--- Begin AVAILABLE DATA ---
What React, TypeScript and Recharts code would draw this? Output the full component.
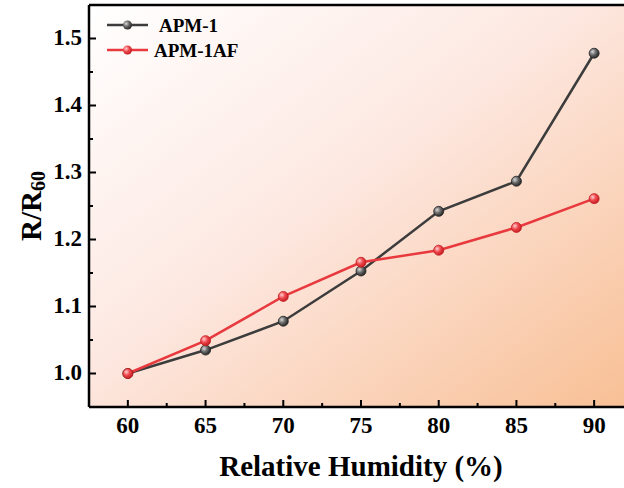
import React from 'react';
import {
  LineChart,
  Line,
  XAxis,
  YAxis,
  ReferenceArea,
  ReferenceLine
} from 'recharts';

const humidity = [60, 65, 70, 75, 80, 85, 90];
const apm1 = [1.0, 1.035, 1.078, 1.153, 1.242, 1.287, 1.478];
const apm1af = [1.0, 1.049, 1.115, 1.166, 1.184, 1.218, 1.261];

const xMajor = [60, 65, 70, 75, 80, 85, 90];
const xMinor = [62.5, 67.5, 72.5, 77.5, 82.5, 87.5];
const yMajor = [1.0, 1.1, 1.2, 1.3, 1.4, 1.5];
const yMinor = [1.05, 1.15, 1.25, 1.35, 1.45];

const seriesNames = ['APM-1', 'APM-1AF'];

const data = humidity.map((h, i) => ({ h, apm1: apm1[i], apm1af: apm1af[i] }));

const FONT = '"Liberation Serif", "Times New Roman", serif';
const GRAY = '#3c3c3c';
const RED = '#e8393e';

const isMajorX = (v: number) => xMajor.includes(v);
const isMajorY = (v: number) => yMajor.some((m) => Math.abs(m - v) < 1e-6);

const XTick = (props: any) => {
  const { x, y, payload } = props;
  const major = isMajorX(payload.value);
  return (
    <g>
      <line x1={x} x2={x} y1={y} y2={y - (major ? 7 : 4)} stroke="#000" strokeWidth={2} />
      {major && (
        <text x={x} y={y + 26} textAnchor="middle" fontFamily={FONT} fontWeight="bold" fontSize={23} fill="#000">
          {payload.value}
        </text>
      )}
    </g>
  );
};

const YTick = (props: any) => {
  const { x, y, payload } = props;
  const major = isMajorY(payload.value);
  return (
    <g>
      <line x1={x} x2={x + (major ? 7 : 4)} y1={y} y2={y} stroke="#000" strokeWidth={2} />
      {major && (
        <text x={x - 7} y={y + 6.5} textAnchor="end" fontFamily={FONT} fontWeight="bold" fontSize={23} fill="#000">
          {payload.value.toFixed(1)}
        </text>
      )}
    </g>
  );
};

const Ball = ({ cx, cy, grad, stroke }: any) => (
  <circle cx={cx} cy={cy} r={5} fill={`url(#${grad})`} stroke={stroke} strokeWidth={0.8} />
);

const BallDefs = ({ prefix }: { prefix: string }) => (
  <>
    <radialGradient id={`${prefix}Gray`} cx="35%" cy="35%" r="65%">
      <stop offset="0%" stopColor="#d8d8d8" />
      <stop offset="50%" stopColor="#6a6a6a" />
      <stop offset="100%" stopColor="#2a2a2a" />
    </radialGradient>
    <radialGradient id={`${prefix}Red`} cx="35%" cy="35%" r="65%">
      <stop offset="0%" stopColor="#ffd0d0" />
      <stop offset="50%" stopColor="#ee4a4f" />
      <stop offset="100%" stopColor="#c81e24" />
    </radialGradient>
  </>
);

// legend drawn as a small svg, line + ball marker + bold label
const LegendBox = () => (
  <svg width={160} height={60}>
    <defs>
      <BallDefs prefix="lg" />
    </defs>
    {seriesNames.map((name, i) => {
      const cy = 13 + i * 25;
      const color = i === 0 ? GRAY : RED;
      return (
        <g key={name}>
          <line x1={7} x2={48} y1={cy} y2={cy} stroke={color} strokeWidth={2.5} />
          <circle cx={27.5} cy={cy} r={4.5} fill={`url(#${i === 0 ? 'lgGray' : 'lgRed'})`} />
          <text x={i === 0 ? 59 : 54} y={cy + 7} fontFamily={FONT} fontWeight="bold" fontSize={19} fill="#000">
            {name}
          </text>
        </g>
      );
    })}
  </svg>
);

export default function App() {
  return (
    <div style={{ position: 'fixed', left: 0, top: 0, width: 624, height: 488, overflow: 'hidden', background: '#fff' }}>
      <LineChart width={640} height={488} data={data} margin={{ top: 5, right: 7, bottom: 0, left: 0 }}>
        <defs>
          <linearGradient id="bgGrad" x1="0" y1="0" x2="1" y2="1">
            <stop offset="0%" stopColor="#ffffff" />
            <stop offset="45%" stopColor="#fde8e1" />
            <stop offset="100%" stopColor="#f8bf94" />
          </linearGradient>
          <BallDefs prefix="ball" />
        </defs>
        <ReferenceArea x1={57.5} x2={92.5} y1={0.95} y2={1.55} fill="url(#bgGrad)" fillOpacity={1} stroke="none" />
        <XAxis
          dataKey="h"
          type="number"
          domain={[57.5, 92.5]}
          ticks={[...xMajor, ...xMinor].sort((a, b) => a - b)}
          interval={0}
          height={81}
          tickSize={0}
          tickMargin={0}
          tickLine={false}
          axisLine={{ stroke: '#000', strokeWidth: 2.5 }}
          tick={<XTick />}
          allowDataOverflow
        />
        <YAxis
          type="number"
          domain={[0.95, 1.55]}
          ticks={[...yMajor, ...yMinor].sort((a, b) => a - b)}
          interval={0}
          width={89}
          tickSize={0}
          tickMargin={0}
          tickLine={false}
          axisLine={{ stroke: '#000', strokeWidth: 2.5 }}
          tick={<YTick />}
          allowDataOverflow
        />
        <ReferenceLine y={1.55} stroke="#000" strokeWidth={2.5} />
        <Line
          type="linear"
          dataKey="apm1"
          name={seriesNames[0]}
          stroke={GRAY}
          strokeWidth={2.5}
          dot={(p: any) => <Ball key={`g${p.index}`} cx={p.cx} cy={p.cy} grad="ballGray" stroke="#222" />}
          isAnimationActive={false}
        />
        <Line
          type="linear"
          dataKey="apm1af"
          name={seriesNames[1]}
          stroke={RED}
          strokeWidth={2.5}
          dot={(p: any) => <Ball key={`r${p.index}`} cx={p.cx} cy={p.cy} grad="ballRed" stroke="#c41d22" />}
          isAnimationActive={false}
        />
      </LineChart>
      <div style={{ position: 'absolute', left: 100, top: 12 }}>
        <LegendBox />
      </div>
      <svg style={{ position: 'absolute', left: 0, top: 0 }} width={60} height={420}>
        <text
          x={31}
          y={206}
          transform="rotate(-90, 31, 206)"
          textAnchor="middle"
          dominantBaseline="central"
          fontFamily={FONT}
          fontWeight="bold"
          fontSize={29}
          fill="#000"
        >
          R/R<tspan fontSize={20} dy={7}>60</tspan>
        </text>
      </svg>
      <div
        style={{
          position: 'absolute',
          left: 89,
          width: 544,
          top: 448,
          textAlign: 'center',
          fontFamily: FONT,
          fontWeight: 'bold',
          fontSize: 29,
          lineHeight: '36px',
          color: '#000'
        }}
      >
        Relative Humidity (%)
      </div>
    </div>
  );
}
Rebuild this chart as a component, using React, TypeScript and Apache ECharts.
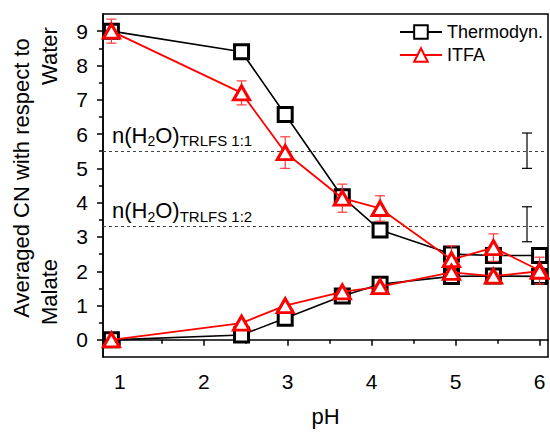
--- End AVAILABLE DATA ---
DO THIS: From the first line of the listing above, repeat every line through the one holding "const apm1af = [1.0, 1.049, 1.115, 1.166, 1.184, 1.218, 1.261];". Both ends count, and pictures stay out.

CORRECT RESPONSE:
What React, TypeScript and Recharts code would draw this? Output the full component.
import React from 'react';
import {
  LineChart,
  Line,
  XAxis,
  YAxis,
  ReferenceArea,
  ReferenceLine
} from 'recharts';

const humidity = [60, 65, 70, 75, 80, 85, 90];
const apm1 = [1.0, 1.035, 1.078, 1.153, 1.242, 1.287, 1.478];
const apm1af = [1.0, 1.049, 1.115, 1.166, 1.184, 1.218, 1.261];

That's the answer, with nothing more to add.